**Directions**
Up to and including the line with "right_ticks = [98.30, 98.35, 98.40, 98.45, 98.50, 98.55, 98.60]", write out the listing from its first line, minus the pictures.

**Source material**
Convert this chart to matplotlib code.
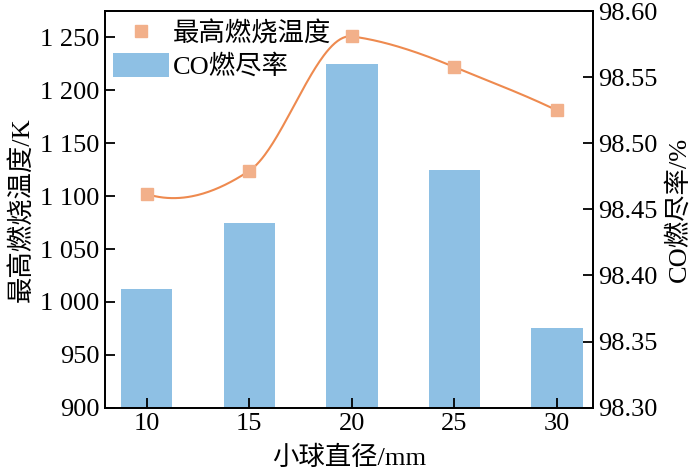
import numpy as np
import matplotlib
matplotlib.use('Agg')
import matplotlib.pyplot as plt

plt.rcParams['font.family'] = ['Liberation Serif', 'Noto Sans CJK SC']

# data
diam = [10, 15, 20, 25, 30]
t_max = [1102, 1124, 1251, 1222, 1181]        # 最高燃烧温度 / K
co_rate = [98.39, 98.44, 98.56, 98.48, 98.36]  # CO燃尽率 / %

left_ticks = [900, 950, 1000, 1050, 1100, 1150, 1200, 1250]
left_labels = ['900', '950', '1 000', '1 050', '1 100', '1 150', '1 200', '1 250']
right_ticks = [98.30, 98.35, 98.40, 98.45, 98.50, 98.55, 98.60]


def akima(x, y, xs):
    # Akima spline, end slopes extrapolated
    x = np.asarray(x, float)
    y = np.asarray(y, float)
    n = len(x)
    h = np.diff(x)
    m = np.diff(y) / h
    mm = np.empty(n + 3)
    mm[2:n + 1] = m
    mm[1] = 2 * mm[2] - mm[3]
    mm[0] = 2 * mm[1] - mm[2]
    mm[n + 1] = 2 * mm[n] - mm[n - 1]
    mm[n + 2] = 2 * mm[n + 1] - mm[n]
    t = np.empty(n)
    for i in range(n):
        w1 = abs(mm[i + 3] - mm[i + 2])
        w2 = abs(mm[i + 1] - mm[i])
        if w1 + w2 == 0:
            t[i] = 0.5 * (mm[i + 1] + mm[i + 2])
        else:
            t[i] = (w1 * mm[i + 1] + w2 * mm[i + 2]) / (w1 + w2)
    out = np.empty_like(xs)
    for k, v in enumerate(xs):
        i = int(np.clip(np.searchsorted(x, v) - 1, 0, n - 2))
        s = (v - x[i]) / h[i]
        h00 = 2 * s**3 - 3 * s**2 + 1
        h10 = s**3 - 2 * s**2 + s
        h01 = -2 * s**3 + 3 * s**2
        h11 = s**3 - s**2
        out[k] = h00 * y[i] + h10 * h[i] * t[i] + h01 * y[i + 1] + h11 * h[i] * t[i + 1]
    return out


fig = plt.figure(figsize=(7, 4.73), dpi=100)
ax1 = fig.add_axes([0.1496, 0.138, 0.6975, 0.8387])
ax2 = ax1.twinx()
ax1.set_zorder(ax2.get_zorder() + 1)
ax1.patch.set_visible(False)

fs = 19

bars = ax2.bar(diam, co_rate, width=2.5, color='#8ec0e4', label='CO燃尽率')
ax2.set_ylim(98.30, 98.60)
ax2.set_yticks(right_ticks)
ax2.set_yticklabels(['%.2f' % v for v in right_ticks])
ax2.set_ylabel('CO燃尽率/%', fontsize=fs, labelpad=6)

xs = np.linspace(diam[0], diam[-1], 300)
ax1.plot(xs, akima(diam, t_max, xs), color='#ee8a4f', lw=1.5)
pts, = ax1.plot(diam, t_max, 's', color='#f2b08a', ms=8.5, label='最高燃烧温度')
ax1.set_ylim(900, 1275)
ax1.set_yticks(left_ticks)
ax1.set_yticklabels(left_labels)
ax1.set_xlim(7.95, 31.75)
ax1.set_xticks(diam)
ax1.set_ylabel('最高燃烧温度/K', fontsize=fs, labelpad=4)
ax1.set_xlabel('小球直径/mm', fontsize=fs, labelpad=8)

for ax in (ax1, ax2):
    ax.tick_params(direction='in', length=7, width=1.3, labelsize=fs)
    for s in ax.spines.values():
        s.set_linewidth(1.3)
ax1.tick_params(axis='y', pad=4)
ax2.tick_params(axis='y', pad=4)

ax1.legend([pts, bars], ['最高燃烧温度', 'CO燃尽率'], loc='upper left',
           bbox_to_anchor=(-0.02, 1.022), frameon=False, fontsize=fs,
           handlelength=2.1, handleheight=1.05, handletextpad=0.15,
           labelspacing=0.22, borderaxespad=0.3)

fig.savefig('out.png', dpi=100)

**Task answer**
Convert this chart to matplotlib code.
import numpy as np
import matplotlib
matplotlib.use('Agg')
import matplotlib.pyplot as plt

plt.rcParams['font.family'] = ['Liberation Serif', 'Noto Sans CJK SC']

# data
diam = [10, 15, 20, 25, 30]
t_max = [1102, 1124, 1251, 1222, 1181]        # 最高燃烧温度 / K
co_rate = [98.39, 98.44, 98.56, 98.48, 98.36]  # CO燃尽率 / %

left_ticks = [900, 950, 1000, 1050, 1100, 1150, 1200, 1250]
left_labels = ['900', '950', '1 000', '1 050', '1 100', '1 150', '1 200', '1 250']
right_ticks = [98.30, 98.35, 98.40, 98.45, 98.50, 98.55, 98.60]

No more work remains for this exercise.